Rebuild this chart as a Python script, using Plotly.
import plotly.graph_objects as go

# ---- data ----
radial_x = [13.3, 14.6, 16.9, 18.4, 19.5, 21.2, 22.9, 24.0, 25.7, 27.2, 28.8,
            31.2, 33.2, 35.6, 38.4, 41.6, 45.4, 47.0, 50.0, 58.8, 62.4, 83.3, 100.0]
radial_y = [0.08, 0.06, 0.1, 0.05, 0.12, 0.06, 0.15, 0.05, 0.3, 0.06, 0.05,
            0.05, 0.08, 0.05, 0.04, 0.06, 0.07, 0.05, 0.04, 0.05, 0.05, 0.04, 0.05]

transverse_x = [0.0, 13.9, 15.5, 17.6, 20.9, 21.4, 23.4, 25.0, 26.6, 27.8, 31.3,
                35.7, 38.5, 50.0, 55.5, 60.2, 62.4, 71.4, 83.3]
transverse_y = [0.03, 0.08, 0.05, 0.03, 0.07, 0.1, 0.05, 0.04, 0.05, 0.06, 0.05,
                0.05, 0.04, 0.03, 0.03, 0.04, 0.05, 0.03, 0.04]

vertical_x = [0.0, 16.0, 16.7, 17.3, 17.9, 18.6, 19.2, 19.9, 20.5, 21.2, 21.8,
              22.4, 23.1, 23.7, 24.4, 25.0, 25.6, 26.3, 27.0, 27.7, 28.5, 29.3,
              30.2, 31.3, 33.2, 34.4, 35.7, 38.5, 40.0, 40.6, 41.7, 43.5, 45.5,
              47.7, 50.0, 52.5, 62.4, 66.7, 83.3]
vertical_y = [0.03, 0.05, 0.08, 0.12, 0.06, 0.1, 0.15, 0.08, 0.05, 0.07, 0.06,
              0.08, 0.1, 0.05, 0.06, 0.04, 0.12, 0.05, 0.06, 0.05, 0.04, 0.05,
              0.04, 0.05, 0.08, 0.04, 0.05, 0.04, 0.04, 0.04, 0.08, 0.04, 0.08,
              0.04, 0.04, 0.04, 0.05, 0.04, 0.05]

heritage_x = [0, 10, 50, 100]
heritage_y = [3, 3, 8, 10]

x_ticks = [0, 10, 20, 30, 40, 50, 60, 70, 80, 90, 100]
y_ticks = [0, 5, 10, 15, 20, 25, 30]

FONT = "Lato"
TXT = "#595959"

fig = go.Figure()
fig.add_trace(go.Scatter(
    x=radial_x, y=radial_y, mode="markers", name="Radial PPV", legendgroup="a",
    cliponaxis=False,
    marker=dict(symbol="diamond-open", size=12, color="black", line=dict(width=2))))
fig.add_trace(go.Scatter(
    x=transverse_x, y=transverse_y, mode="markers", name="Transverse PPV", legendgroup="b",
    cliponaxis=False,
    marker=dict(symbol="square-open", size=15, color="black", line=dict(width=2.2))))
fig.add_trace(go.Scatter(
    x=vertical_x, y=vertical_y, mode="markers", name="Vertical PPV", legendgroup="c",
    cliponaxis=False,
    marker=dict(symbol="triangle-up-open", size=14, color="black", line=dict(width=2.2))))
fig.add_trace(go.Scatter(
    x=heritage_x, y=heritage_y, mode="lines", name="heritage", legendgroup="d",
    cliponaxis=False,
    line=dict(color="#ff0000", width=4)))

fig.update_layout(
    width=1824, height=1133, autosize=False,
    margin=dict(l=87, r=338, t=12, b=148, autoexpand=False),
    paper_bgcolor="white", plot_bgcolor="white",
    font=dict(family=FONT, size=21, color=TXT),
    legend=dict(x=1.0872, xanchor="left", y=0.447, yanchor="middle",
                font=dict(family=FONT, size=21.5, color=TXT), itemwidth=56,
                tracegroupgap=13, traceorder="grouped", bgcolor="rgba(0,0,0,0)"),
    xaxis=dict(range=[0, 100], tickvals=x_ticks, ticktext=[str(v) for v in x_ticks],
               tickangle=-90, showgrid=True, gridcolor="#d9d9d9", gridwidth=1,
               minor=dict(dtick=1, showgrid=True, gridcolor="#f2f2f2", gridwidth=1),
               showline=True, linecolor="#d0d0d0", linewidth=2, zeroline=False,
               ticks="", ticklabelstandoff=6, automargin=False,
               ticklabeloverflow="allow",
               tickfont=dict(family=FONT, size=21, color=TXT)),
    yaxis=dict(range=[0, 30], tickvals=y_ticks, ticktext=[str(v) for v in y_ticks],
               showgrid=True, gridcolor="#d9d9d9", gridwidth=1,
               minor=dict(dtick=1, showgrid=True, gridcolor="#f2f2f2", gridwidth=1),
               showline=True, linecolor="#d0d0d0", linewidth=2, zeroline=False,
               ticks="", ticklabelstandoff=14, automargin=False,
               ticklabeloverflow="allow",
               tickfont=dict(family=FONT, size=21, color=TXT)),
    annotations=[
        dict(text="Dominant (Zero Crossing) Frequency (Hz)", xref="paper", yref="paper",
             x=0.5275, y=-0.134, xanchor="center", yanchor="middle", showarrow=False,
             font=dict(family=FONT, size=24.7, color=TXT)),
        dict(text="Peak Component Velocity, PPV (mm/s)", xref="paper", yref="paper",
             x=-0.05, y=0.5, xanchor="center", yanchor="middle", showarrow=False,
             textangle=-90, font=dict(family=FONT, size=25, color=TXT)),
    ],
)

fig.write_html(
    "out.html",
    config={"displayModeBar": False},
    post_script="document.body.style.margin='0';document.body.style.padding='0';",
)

################

- **Exercise brief**
Only the lines from the beginning of the material above through the line with "0.05, 0.04, 0.03, 0.03, 0.04, 0.05, 0.03, 0.04]" are wanted; extract them exactly.

- **Response to this task**
Rebuild this chart as a Python script, using Plotly.
import plotly.graph_objects as go

# ---- data ----
radial_x = [13.3, 14.6, 16.9, 18.4, 19.5, 21.2, 22.9, 24.0, 25.7, 27.2, 28.8,
            31.2, 33.2, 35.6, 38.4, 41.6, 45.4, 47.0, 50.0, 58.8, 62.4, 83.3, 100.0]
radial_y = [0.08, 0.06, 0.1, 0.05, 0.12, 0.06, 0.15, 0.05, 0.3, 0.06, 0.05,
            0.05, 0.08, 0.05, 0.04, 0.06, 0.07, 0.05, 0.04, 0.05, 0.05, 0.04, 0.05]

transverse_x = [0.0, 13.9, 15.5, 17.6, 20.9, 21.4, 23.4, 25.0, 26.6, 27.8, 31.3,
                35.7, 38.5, 50.0, 55.5, 60.2, 62.4, 71.4, 83.3]
transverse_y = [0.03, 0.08, 0.05, 0.03, 0.07, 0.1, 0.05, 0.04, 0.05, 0.06, 0.05,
                0.05, 0.04, 0.03, 0.03, 0.04, 0.05, 0.03, 0.04]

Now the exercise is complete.